Onyx Leads Milton in Celebration of Black History
by The Milton Measure on Friday, February 24th, 2012
In honor of Black History Month, Nicole Rufus (I) and Bright Osajie (I), the Co-Heads of Onyx, have worked with the other members of the club to plan a number of celebratory events including movie nights, a Hip-Hop master class, possibly a “Hair Symposium” to discuss all types of hair and the best products, and an upcoming chapel service devoted to discussing important African-American figures in History. The first big event hosted by Onyx was the assembly on Wednesday February 15 in which Ms. White-Hammond spoke about her history and important world issues.
Ms.White-Hammond lived in Roxbury—a neighborhood of Boston—during high school, and though she lived a privileged life, attending Winsor and Stanford, drugs and violence were still prevalent in her community. She said it was “like living in two different worlds.”
During high school, Ms. White-Hammond became involved in her community and one day received a call from Project HIP-HOP (Highways Into the Past – History, Organizing, and Power), asking if she wanted to go on a “free trip” where she would learn about the Civil Rights Movement. She said, “I was mostly enticed by the free trip,” but this novelty led her to learn about the Civil Rights Movement and eventually pursue a job at Project HIP-HOP.
During the Assembly, Ms. White-Hammond demonstrated the inequality in the world through the “step forward, step back” exercise. Though people generally separate issues such as race and inequality into one category and world problems such as global warming into another, she stressed that racial differences, which often cause tension, need to be addressed in order for people to work together and effectively improve the world.
Ms. White Hammond’s presentation received mixed reviews. One student said, “I loved her. I loved the activity—it was fascinating. A little bit awkward, but fascinating.”
Other students gave the speaker more negative reviews, with one saying, “[The speaker] lacked focus”, and “I felt her presentation covered too many topics.”
A third student expressed discomfort in regard to the activity, saying that it “made the people at the front of the line feel awkward.”
Onyx member Kamyra Edokpolor (I), said Ms. White-Hammond, “highlighted some really important points; global warming, world disparity, economic crisis, youth violence, etc. Given there are a lot of problems to address, she did cover perhaps more than she could have thoroughly talked about.”
In regards to the “step forward” activity, Kamyra commented, ” The purpose of the exercise was not to make individuals feel awkward, ashamed, or guilty depending on where they ended up.” Ultimately, Kamyra related, “It was eye opening to see how very different, even in a privileged community such as Milton, our student body is.”

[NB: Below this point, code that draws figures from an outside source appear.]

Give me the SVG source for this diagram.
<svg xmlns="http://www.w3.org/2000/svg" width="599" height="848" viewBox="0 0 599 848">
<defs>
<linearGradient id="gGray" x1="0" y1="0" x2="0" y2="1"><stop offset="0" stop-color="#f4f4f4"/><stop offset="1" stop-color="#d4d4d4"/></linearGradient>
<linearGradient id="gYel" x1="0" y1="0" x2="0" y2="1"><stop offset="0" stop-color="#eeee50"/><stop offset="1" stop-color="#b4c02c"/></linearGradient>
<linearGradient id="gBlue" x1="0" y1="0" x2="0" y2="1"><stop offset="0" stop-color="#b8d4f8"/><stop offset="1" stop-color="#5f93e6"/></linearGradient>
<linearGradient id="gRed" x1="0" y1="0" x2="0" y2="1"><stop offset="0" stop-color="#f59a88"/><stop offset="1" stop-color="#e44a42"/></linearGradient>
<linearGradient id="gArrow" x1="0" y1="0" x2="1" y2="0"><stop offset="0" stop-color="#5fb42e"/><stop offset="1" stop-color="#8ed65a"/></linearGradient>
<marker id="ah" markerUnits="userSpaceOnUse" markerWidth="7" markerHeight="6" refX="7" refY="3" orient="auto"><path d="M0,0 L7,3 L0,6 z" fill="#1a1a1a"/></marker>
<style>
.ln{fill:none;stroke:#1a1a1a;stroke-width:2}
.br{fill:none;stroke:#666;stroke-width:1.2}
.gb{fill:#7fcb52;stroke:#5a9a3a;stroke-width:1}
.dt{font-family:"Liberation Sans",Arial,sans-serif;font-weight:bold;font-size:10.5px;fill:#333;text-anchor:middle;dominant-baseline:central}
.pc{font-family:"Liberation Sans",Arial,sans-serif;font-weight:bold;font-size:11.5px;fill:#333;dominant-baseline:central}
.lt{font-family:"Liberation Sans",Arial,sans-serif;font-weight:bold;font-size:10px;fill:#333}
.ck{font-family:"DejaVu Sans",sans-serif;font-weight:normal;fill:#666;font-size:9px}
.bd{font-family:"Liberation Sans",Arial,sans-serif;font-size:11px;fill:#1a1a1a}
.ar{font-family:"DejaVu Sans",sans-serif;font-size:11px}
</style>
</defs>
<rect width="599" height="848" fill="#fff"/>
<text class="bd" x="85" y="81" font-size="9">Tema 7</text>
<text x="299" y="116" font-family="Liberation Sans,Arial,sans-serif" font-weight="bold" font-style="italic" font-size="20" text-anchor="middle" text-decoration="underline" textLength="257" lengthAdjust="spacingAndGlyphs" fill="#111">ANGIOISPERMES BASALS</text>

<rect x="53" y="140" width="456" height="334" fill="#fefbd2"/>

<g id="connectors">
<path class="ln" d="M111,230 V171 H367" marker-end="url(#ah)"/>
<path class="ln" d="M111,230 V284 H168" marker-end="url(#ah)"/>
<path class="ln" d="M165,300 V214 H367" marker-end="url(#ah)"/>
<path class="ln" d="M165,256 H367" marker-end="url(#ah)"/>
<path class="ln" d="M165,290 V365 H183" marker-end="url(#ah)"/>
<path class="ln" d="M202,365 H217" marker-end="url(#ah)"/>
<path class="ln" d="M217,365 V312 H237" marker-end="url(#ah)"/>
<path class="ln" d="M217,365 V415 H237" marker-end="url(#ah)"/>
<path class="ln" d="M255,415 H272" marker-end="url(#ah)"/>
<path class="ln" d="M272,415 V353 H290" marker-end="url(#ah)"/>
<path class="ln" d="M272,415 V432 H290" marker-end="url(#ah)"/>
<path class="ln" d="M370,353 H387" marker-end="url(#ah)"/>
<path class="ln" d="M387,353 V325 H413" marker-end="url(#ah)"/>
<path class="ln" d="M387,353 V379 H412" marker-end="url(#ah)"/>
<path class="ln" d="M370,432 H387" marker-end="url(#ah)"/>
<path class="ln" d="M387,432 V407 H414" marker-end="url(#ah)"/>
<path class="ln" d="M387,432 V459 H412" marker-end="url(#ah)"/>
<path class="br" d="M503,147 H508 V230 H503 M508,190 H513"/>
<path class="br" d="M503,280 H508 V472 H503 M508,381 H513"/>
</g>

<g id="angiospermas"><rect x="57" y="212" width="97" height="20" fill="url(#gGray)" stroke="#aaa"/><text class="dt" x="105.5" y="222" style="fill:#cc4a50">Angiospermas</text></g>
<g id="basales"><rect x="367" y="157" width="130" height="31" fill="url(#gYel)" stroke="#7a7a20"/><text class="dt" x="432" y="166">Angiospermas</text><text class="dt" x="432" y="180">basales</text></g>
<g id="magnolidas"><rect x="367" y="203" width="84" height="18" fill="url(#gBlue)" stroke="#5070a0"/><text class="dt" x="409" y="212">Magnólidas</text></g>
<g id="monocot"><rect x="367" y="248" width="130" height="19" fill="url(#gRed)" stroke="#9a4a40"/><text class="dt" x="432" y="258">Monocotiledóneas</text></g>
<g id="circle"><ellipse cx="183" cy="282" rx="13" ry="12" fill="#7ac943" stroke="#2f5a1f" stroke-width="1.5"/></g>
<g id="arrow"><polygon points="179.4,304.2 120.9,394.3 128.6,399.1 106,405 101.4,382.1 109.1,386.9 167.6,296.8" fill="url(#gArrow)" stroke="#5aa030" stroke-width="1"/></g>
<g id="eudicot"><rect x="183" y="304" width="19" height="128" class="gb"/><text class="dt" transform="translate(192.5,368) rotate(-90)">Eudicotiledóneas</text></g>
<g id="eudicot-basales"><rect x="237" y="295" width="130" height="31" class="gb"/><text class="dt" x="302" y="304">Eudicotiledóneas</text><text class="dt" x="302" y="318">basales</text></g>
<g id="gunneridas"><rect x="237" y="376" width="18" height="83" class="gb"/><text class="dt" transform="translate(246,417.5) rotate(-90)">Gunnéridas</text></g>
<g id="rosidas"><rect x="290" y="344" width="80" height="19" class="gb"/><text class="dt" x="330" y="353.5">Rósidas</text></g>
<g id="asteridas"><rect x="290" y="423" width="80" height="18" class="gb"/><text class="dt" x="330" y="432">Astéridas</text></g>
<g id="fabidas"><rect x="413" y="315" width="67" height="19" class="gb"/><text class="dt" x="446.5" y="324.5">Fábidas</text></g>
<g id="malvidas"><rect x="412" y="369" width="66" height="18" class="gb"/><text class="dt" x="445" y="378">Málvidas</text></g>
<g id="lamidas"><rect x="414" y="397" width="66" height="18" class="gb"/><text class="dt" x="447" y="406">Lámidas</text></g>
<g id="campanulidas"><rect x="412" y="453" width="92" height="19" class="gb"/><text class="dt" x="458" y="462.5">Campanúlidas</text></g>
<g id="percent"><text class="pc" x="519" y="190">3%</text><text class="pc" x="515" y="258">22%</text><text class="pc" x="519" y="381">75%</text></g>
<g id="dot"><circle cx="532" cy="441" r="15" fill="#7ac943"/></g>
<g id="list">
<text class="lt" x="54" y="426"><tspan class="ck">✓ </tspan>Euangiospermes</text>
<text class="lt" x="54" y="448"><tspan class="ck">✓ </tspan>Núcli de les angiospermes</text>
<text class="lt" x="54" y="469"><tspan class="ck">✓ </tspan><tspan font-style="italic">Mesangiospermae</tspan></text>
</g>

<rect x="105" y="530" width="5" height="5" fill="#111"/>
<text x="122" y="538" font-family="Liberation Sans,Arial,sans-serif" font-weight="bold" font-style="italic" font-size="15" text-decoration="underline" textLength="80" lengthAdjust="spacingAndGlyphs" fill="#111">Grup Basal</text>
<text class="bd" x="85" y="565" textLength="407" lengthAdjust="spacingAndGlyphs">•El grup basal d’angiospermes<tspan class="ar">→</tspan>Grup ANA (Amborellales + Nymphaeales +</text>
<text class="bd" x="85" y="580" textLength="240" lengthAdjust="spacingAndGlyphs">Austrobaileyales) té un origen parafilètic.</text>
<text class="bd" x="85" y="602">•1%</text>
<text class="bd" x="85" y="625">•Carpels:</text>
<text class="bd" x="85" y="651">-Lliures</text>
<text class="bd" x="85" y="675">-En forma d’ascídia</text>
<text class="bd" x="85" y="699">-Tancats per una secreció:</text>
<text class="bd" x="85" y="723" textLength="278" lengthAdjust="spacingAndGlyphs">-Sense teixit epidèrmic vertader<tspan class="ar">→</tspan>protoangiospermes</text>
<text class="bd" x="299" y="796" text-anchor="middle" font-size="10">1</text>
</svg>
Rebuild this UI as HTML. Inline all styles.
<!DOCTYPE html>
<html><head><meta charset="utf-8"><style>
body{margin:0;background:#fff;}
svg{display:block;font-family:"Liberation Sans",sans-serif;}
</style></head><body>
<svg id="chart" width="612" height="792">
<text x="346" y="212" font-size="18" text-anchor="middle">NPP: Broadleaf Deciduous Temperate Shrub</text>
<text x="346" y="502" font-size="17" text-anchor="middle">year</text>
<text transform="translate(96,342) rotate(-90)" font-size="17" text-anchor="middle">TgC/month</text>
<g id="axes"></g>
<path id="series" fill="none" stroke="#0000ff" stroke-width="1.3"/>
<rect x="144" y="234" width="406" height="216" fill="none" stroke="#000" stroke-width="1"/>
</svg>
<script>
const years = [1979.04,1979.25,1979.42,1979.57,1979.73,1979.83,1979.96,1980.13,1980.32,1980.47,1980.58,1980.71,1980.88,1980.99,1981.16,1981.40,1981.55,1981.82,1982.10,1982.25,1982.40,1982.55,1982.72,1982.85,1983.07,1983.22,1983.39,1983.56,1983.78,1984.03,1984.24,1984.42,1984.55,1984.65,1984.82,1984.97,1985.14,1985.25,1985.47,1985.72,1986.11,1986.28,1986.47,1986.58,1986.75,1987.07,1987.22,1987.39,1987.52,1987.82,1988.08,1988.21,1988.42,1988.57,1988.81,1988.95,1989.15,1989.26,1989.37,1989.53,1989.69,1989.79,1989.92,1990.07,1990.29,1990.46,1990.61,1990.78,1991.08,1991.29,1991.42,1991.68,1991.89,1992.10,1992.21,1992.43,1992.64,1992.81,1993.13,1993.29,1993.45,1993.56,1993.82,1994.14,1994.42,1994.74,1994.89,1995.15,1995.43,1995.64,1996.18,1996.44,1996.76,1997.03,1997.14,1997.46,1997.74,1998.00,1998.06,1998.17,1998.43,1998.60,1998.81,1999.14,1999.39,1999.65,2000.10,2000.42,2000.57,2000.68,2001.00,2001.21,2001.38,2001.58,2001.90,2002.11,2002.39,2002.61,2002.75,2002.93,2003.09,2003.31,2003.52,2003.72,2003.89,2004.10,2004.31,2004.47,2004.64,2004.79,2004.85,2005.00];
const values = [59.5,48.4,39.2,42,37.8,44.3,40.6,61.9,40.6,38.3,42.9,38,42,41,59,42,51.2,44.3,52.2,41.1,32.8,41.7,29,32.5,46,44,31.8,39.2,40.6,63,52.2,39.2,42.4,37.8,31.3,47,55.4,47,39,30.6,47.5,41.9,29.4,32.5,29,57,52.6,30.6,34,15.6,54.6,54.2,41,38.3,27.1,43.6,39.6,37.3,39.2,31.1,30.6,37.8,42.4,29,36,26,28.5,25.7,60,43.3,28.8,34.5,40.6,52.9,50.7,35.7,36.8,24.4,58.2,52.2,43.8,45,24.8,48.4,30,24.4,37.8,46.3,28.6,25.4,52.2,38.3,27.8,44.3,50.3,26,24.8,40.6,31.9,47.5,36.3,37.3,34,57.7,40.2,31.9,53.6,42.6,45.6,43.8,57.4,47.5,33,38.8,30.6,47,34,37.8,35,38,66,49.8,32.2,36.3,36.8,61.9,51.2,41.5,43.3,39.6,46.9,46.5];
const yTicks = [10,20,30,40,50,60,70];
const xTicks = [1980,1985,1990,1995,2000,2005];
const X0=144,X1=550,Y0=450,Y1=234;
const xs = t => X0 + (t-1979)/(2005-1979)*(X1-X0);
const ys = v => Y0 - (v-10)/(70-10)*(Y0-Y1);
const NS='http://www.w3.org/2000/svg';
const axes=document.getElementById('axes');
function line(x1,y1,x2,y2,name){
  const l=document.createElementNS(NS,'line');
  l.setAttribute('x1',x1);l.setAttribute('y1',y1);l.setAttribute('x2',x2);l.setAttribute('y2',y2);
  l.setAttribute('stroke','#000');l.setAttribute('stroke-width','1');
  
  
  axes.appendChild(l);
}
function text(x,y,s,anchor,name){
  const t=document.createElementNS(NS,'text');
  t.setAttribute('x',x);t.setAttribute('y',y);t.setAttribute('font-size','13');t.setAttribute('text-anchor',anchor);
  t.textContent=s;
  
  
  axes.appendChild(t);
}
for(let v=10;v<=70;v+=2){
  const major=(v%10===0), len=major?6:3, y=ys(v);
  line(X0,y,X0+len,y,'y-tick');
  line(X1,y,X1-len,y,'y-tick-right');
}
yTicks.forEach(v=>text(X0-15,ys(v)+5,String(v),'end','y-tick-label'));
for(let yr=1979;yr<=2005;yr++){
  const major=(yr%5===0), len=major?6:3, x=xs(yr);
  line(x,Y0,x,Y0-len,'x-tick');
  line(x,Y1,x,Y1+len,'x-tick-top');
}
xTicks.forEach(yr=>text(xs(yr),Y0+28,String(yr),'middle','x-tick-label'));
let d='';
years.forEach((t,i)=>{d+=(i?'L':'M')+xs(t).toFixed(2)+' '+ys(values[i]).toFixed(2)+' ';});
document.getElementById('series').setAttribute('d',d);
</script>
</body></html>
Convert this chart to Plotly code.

Ms. White-Hammond’s presentation, which emphasized the current needs for social progress, was only one of the many events taking place at Milton during Black History Month. Black history month is, of course, a time of year which reminds us not only of the progress which still must be made in many social areas, but of all the progress which has already been made. Nicole Rufus (I) summed up the importance of Black History Month by stating, “It is the one time of year when we are forced to stop and recognize past histories that you won’t really learn about in the classroom. It is a month where black kids especially can reflect on the successes of those who came before and be uplifted with the possibilities in their own lives.